For Lab 5b, I chose to model the texts from the mini-corpus I made for Lab 3. The following texts exist in this corpus: The Brass BottleA Christmas Garland, Mr. Dooley Says, Adventures of Bindle, Laughable Lyrics, Once a Week, Comic History of England, _and _Eliza. All of these come from the Gutenberg Press website and are under the “humor” category.

I had MALLET model 20 topics. I chose to do 20 topics because I wanted to get a basic amount of topics while still covering a decent amount of information. 20 seemed like a wide enough range without taking on too much information.

I didn’t face too  many challenges in creating my own corpus since I already had the plain text files from lab 3 saved into a folder. However, because the individual plain text files in my corpus were not of equal length, my results were a little skewed. Instead of having topics that were distributed more equally, some pieces of literature that I put through the system had incredibly high numbers for certain topics while others had the complete opposite. For example, for the second topic, Bill Nye’s Comic History of England logs 59% in the document, yet in the same topic Max Beerbohm’s A Christmas Garland logs so little space the number is an decimal to a negative exponent. These results are skewed so greatly because of the vast differences in length of each piece that I chose for my corpus when I compiled it in lab 3.  The most issues I had with MALLET itself came when I actually had to work with the file paths and the directories within terminal. Unfortunately, I am not as technically savvy as I would hope for myself, so I was frequently prone to making simple mistakes that, while easily fixable, were an added difficulty nonetheless.

Because topic modeling is such a new and innovative method of literary analysis, there are still so many possibilities as to the possible uses and applications. Topic modeling ultimately allows researchers and analysts a greater point of view. By studying corpora with a significant amount of literature in them, analysts can look at trends over time because topic modeling offers a more comprehensive look. For example, when you compare close reading as a method of textual analysis to topic modeling, the results are incredibly different. Close reading forces an in depth relationship with one text, while topic modeling forces a look at a group of texts in a more stepped-back point of view in order to gain more understanding about overall trends of a time or trends within a document. The weight of topics in a given document can be very telling about the purpose or even the main idea of said document when modeled correctly.

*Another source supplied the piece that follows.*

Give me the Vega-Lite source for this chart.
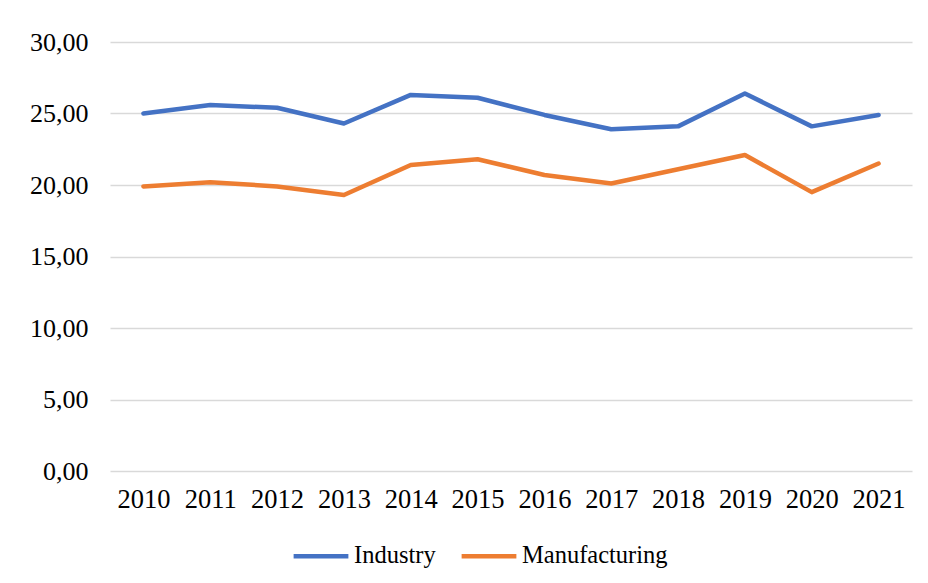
{
  "$schema": "https://vega.github.io/schema/vega-lite/v6.json",
  "width": 802,
  "height": 429,
  "autosize": {"type": "none"},
  "padding": {"left": 110, "top": 42, "right": 16, "bottom": 112},
  "background": "white",
  "data": {
    "values": [
      {"year": "2010", "series": "Industry", "value": 25.0},
      {"year": "2011", "series": "Industry", "value": 25.6},
      {"year": "2012", "series": "Industry", "value": 25.4},
      {"year": "2013", "series": "Industry", "value": 24.3},
      {"year": "2014", "series": "Industry", "value": 26.3},
      {"year": "2015", "series": "Industry", "value": 26.1},
      {"year": "2016", "series": "Industry", "value": 24.9},
      {"year": "2017", "series": "Industry", "value": 23.9},
      {"year": "2018", "series": "Industry", "value": 24.1},
      {"year": "2019", "series": "Industry", "value": 26.4},
      {"year": "2020", "series": "Industry", "value": 24.1},
      {"year": "2021", "series": "Industry", "value": 24.9},
      {"year": "2010", "series": "Manufacturing", "value": 19.9},
      {"year": "2011", "series": "Manufacturing", "value": 20.2},
      {"year": "2012", "series": "Manufacturing", "value": 19.9},
      {"year": "2013", "series": "Manufacturing", "value": 19.3},
      {"year": "2014", "series": "Manufacturing", "value": 21.4},
      {"year": "2015", "series": "Manufacturing", "value": 21.8},
      {"year": "2016", "series": "Manufacturing", "value": 20.7},
      {"year": "2017", "series": "Manufacturing", "value": 20.1},
      {"year": "2018", "series": "Manufacturing", "value": 21.1},
      {"year": "2019", "series": "Manufacturing", "value": 22.1},
      {"year": "2020", "series": "Manufacturing", "value": 19.5},
      {"year": "2021", "series": "Manufacturing", "value": 21.5}
    ]
  },
  "mark": {"type": "line", "strokeWidth": 4.5, "strokeCap": "round", "strokeJoin": "round"},
  "encoding": {
    "x": {
      "field": "year",
      "type": "ordinal",
      "scale": {"type": "point", "padding": 0.5},
      "axis": {
        "title": null,
        "labelAngle": 0,
        "ticks": false,
        "domain": false,
        "grid": false,
        "labelFont": "Liberation Serif",
        "labelFontSize": 26.5,
        "labelColor": "#000000",
        "labelPadding": 15
      }
    },
    "y": {
      "field": "value",
      "type": "quantitative",
      "scale": {"domain": [0, 30], "nice": false, "zero": true},
      "axis": {
        "title": null,
        "values": [0, 5, 10, 15, 20, 25, 30],
        "labelExpr": "replace(format(datum.value, '.2f'), '.', ',')",
        "ticks": false,
        "domain": false,
        "grid": true,
        "gridColor": "#d9d9d9",
        "gridWidth": 1.5,
        "labelFont": "Liberation Serif",
        "labelFontSize": 26,
        "labelColor": "#000000",
        "labelPadding": 22
      }
    },
    "color": {
      "field": "series",
      "type": "nominal",
      "scale": {"domain": ["Industry", "Manufacturing"], "range": ["#4472C4", "#ED7D31"]},
      "legend": {
        "title": null,
        "orient": "none",
        "legendX": 181,
        "legendY": 484,
        "direction": "horizontal",
        "symbolType": "stroke",
        "symbolSize": 3000,
        "symbolStrokeWidth": 4.5,
        "labelFont": "Liberation Serif",
        "labelFontSize": 24.5,
        "labelColor": "#000000",
        "labelOffset": 3,
        "columnPadding": 16
      }
    }
  },
  "config": {"view": {"stroke": null}}
}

I think the most useful way to apply topic modeling to literary analysis is when studying a group of texts within a certain time period, since you can then find out what topics were either important, prolific, or hot-button topics at the time of publication. By honing in on one specific time period or one specific literary movement, researchers will be able to get a better glimpse into the literature as a whole. For example, studying a collection of texts written during the Civil War could produce topics about slavery, human rights, government, and war, and that would be expected. However, if topic modeling discovered that most of the literature produced during this time was about humanity, love, religion, and unity, we would be exposed to an entirely different manner of thinking when studying this era of history and literature.